Work instructions: Below is some material; transcribe all of it exactly.
──────── Provided records ────────
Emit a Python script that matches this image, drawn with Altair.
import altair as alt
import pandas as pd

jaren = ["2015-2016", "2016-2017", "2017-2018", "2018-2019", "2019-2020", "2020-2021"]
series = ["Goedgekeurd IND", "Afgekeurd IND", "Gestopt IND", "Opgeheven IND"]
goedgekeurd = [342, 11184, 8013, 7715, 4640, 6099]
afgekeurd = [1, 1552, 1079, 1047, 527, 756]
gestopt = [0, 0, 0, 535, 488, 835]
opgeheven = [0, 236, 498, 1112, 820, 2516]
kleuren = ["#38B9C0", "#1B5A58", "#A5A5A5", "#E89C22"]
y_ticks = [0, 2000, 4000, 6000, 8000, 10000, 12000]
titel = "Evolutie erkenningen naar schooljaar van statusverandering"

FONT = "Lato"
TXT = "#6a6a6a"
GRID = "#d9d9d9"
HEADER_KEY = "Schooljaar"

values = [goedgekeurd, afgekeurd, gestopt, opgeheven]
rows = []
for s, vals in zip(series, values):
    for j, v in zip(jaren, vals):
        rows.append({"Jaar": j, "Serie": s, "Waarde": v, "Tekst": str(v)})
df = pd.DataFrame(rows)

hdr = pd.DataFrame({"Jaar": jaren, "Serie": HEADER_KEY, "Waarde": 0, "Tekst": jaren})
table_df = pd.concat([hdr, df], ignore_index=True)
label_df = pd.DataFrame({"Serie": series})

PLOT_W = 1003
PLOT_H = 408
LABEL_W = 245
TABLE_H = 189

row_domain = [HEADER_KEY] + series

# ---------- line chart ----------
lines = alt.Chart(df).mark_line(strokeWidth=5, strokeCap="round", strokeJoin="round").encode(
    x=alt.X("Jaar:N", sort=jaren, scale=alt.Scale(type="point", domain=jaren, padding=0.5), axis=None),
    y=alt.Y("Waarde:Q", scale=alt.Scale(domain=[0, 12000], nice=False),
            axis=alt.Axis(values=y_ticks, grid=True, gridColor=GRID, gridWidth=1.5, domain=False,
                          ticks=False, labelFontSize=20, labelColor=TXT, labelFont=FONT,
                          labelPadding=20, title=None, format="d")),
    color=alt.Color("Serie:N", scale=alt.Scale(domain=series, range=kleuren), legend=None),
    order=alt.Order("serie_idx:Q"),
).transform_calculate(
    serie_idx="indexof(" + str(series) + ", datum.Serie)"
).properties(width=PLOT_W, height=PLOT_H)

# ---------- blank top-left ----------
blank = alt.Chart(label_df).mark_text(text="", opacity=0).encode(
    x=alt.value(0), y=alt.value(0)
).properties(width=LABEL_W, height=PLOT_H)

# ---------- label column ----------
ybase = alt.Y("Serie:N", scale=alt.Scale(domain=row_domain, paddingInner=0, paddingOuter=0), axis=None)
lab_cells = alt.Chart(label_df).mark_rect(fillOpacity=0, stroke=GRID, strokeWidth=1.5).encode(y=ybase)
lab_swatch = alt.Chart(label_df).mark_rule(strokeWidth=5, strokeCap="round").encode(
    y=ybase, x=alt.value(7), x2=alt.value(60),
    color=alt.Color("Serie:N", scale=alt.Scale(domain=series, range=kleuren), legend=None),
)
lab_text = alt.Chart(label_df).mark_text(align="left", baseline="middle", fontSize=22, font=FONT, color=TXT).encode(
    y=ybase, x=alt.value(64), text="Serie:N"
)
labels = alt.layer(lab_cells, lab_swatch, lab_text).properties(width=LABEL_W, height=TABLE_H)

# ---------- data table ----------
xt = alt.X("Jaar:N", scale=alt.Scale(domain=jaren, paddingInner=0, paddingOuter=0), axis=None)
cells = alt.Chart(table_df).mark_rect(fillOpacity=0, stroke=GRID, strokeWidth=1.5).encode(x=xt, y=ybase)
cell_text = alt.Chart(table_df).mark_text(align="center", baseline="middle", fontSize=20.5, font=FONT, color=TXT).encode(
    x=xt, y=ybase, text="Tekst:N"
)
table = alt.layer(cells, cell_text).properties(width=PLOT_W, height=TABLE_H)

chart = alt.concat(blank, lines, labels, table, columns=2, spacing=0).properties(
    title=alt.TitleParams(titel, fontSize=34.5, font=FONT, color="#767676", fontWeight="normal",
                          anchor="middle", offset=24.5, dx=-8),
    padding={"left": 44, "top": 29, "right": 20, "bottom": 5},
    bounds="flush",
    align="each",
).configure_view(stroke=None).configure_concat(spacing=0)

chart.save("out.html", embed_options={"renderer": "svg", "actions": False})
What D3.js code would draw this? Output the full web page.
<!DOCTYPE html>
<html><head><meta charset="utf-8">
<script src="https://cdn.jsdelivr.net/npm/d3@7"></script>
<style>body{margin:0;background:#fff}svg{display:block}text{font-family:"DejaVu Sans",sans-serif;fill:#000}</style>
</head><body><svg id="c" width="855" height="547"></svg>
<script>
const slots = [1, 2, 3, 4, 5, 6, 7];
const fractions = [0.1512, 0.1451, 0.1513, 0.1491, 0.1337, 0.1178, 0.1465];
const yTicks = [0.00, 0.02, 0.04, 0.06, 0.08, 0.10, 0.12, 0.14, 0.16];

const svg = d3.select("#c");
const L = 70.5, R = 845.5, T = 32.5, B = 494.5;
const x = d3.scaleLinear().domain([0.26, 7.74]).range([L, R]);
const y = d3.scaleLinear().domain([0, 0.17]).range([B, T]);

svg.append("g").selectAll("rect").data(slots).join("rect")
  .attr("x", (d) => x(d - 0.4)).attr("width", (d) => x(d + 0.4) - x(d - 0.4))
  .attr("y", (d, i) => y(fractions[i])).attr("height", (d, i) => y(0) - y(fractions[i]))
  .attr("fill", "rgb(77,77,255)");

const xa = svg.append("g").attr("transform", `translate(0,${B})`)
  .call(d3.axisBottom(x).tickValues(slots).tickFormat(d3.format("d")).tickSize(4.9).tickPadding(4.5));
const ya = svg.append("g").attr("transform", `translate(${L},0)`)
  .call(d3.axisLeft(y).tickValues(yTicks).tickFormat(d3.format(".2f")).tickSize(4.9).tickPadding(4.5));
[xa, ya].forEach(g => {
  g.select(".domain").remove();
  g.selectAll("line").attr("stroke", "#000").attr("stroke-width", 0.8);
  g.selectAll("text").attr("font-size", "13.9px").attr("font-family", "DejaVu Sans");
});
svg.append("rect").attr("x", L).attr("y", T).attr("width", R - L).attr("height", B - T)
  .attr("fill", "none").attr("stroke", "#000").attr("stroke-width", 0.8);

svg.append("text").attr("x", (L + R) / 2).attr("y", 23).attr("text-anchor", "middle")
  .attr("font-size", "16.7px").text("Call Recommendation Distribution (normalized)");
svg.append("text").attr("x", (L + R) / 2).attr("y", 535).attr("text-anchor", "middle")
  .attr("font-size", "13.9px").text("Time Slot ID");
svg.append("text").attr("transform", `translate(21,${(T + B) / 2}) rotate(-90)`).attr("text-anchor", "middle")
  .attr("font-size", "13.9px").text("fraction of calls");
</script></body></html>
────────
Solution to this problem:
Emit a Python script that matches this image, drawn with Altair.
import altair as alt
import pandas as pd

jaren = ["2015-2016", "2016-2017", "2017-2018", "2018-2019", "2019-2020", "2020-2021"]
series = ["Goedgekeurd IND", "Afgekeurd IND", "Gestopt IND", "Opgeheven IND"]
goedgekeurd = [342, 11184, 8013, 7715, 4640, 6099]
afgekeurd = [1, 1552, 1079, 1047, 527, 756]
gestopt = [0, 0, 0, 535, 488, 835]
opgeheven = [0, 236, 498, 1112, 820, 2516]
kleuren = ["#38B9C0", "#1B5A58", "#A5A5A5", "#E89C22"]
y_ticks = [0, 2000, 4000, 6000, 8000, 10000, 12000]
titel = "Evolutie erkenningen naar schooljaar van statusverandering"

FONT = "Lato"
TXT = "#6a6a6a"
GRID = "#d9d9d9"
HEADER_KEY = "Schooljaar"

values = [goedgekeurd, afgekeurd, gestopt, opgeheven]
rows = []
for s, vals in zip(series, values):
    for j, v in zip(jaren, vals):
        rows.append({"Jaar": j, "Serie": s, "Waarde": v, "Tekst": str(v)})
df = pd.DataFrame(rows)

hdr = pd.DataFrame({"Jaar": jaren, "Serie": HEADER_KEY, "Waarde": 0, "Tekst": jaren})
table_df = pd.concat([hdr, df], ignore_index=True)
label_df = pd.DataFrame({"Serie": series})

PLOT_W = 1003
PLOT_H = 408
LABEL_W = 245
TABLE_H = 189

row_domain = [HEADER_KEY] + series

# ---------- line chart ----------
lines = alt.Chart(df).mark_line(strokeWidth=5, strokeCap="round", strokeJoin="round").encode(
    x=alt.X("Jaar:N", sort=jaren, scale=alt.Scale(type="point", domain=jaren, padding=0.5), axis=None),
    y=alt.Y("Waarde:Q", scale=alt.Scale(domain=[0, 12000], nice=False),
            axis=alt.Axis(values=y_ticks, grid=True, gridColor=GRID, gridWidth=1.5, domain=False,
                          ticks=False, labelFontSize=20, labelColor=TXT, labelFont=FONT,
                          labelPadding=20, title=None, format="d")),
    color=alt.Color("Serie:N", scale=alt.Scale(domain=series, range=kleuren), legend=None),
    order=alt.Order("serie_idx:Q"),
).transform_calculate(
    serie_idx="indexof(" + str(series) + ", datum.Serie)"
).properties(width=PLOT_W, height=PLOT_H)

# ---------- blank top-left ----------
blank = alt.Chart(label_df).mark_text(text="", opacity=0).encode(
    x=alt.value(0), y=alt.value(0)
).properties(width=LABEL_W, height=PLOT_H)

# ---------- label column ----------
ybase = alt.Y("Serie:N", scale=alt.Scale(domain=row_domain, paddingInner=0, paddingOuter=0), axis=None)
lab_cells = alt.Chart(label_df).mark_rect(fillOpacity=0, stroke=GRID, strokeWidth=1.5).encode(y=ybase)
lab_swatch = alt.Chart(label_df).mark_rule(strokeWidth=5, strokeCap="round").encode(
    y=ybase, x=alt.value(7), x2=alt.value(60),
    color=alt.Color("Serie:N", scale=alt.Scale(domain=series, range=kleuren), legend=None),
)
lab_text = alt.Chart(label_df).mark_text(align="left", baseline="middle", fontSize=22, font=FONT, color=TXT).encode(
    y=ybase, x=alt.value(64), text="Serie:N"
)
labels = alt.layer(lab_cells, lab_swatch, lab_text).properties(width=LABEL_W, height=TABLE_H)

# ---------- data table ----------
xt = alt.X("Jaar:N", scale=alt.Scale(domain=jaren, paddingInner=0, paddingOuter=0), axis=None)
cells = alt.Chart(table_df).mark_rect(fillOpacity=0, stroke=GRID, strokeWidth=1.5).encode(x=xt, y=ybase)
cell_text = alt.Chart(table_df).mark_text(align="center", baseline="middle", fontSize=20.5, font=FONT, color=TXT).encode(
    x=xt, y=ybase, text="Tekst:N"
)
table = alt.layer(cells, cell_text).properties(width=PLOT_W, height=TABLE_H)

chart = alt.concat(blank, lines, labels, table, columns=2, spacing=0).properties(
    title=alt.TitleParams(titel, fontSize=34.5, font=FONT, color="#767676", fontWeight="normal",
                          anchor="middle", offset=24.5, dx=-8),
    padding={"left": 44, "top": 29, "right": 20, "bottom": 5},
    bounds="flush",
    align="each",
).configure_view(stroke=None).configure_concat(spacing=0)

chart.save("out.html", embed_options={"renderer": "svg", "actions": False})
What D3.js code would draw this? Output the full web page.
<!DOCTYPE html>
<html><head><meta charset="utf-8">
<script src="https://cdn.jsdelivr.net/npm/d3@7"></script>
<style>body{margin:0;background:#fff}svg{display:block}text{font-family:"DejaVu Sans",sans-serif;fill:#000}</style>
</head><body><svg id="c" width="855" height="547"></svg>
<script>
const slots = [1, 2, 3, 4, 5, 6, 7];
const fractions = [0.1512, 0.1451, 0.1513, 0.1491, 0.1337, 0.1178, 0.1465];
const yTicks = [0.00, 0.02, 0.04, 0.06, 0.08, 0.10, 0.12, 0.14, 0.16];

const svg = d3.select("#c");
const L = 70.5, R = 845.5, T = 32.5, B = 494.5;
const x = d3.scaleLinear().domain([0.26, 7.74]).range([L, R]);
const y = d3.scaleLinear().domain([0, 0.17]).range([B, T]);

svg.append("g").selectAll("rect").data(slots).join("rect")
  .attr("x", (d) => x(d - 0.4)).attr("width", (d) => x(d + 0.4) - x(d - 0.4))
  .attr("y", (d, i) => y(fractions[i])).attr("height", (d, i) => y(0) - y(fractions[i]))
  .attr("fill", "rgb(77,77,255)");

const xa = svg.append("g").attr("transform", `translate(0,${B})`)
  .call(d3.axisBottom(x).tickValues(slots).tickFormat(d3.format("d")).tickSize(4.9).tickPadding(4.5));
const ya = svg.append("g").attr("transform", `translate(${L},0)`)
  .call(d3.axisLeft(y).tickValues(yTicks).tickFormat(d3.format(".2f")).tickSize(4.9).tickPadding(4.5));
[xa, ya].forEach(g => {
  g.select(".domain").remove();
  g.selectAll("line").attr("stroke", "#000").attr("stroke-width", 0.8);
  g.selectAll("text").attr("font-size", "13.9px").attr("font-family", "DejaVu Sans");
});
svg.append("rect").attr("x", L).attr("y", T).attr("width", R - L).attr("height", B - T)
  .attr("fill", "none").attr("stroke", "#000").attr("stroke-width", 0.8);

svg.append("text").attr("x", (L + R) / 2).attr("y", 23).attr("text-anchor", "middle")
  .attr("font-size", "16.7px").text("Call Recommendation Distribution (normalized)");
svg.append("text").attr("x", (L + R) / 2).attr("y", 535).attr("text-anchor", "middle")
  .attr("font-size", "13.9px").text("Time Slot ID");
svg.append("text").attr("transform", `translate(21,${(T + B) / 2}) rotate(-90)`).attr("text-anchor", "middle")
  .attr("font-size", "13.9px").text("fraction of calls");
</script></body></html>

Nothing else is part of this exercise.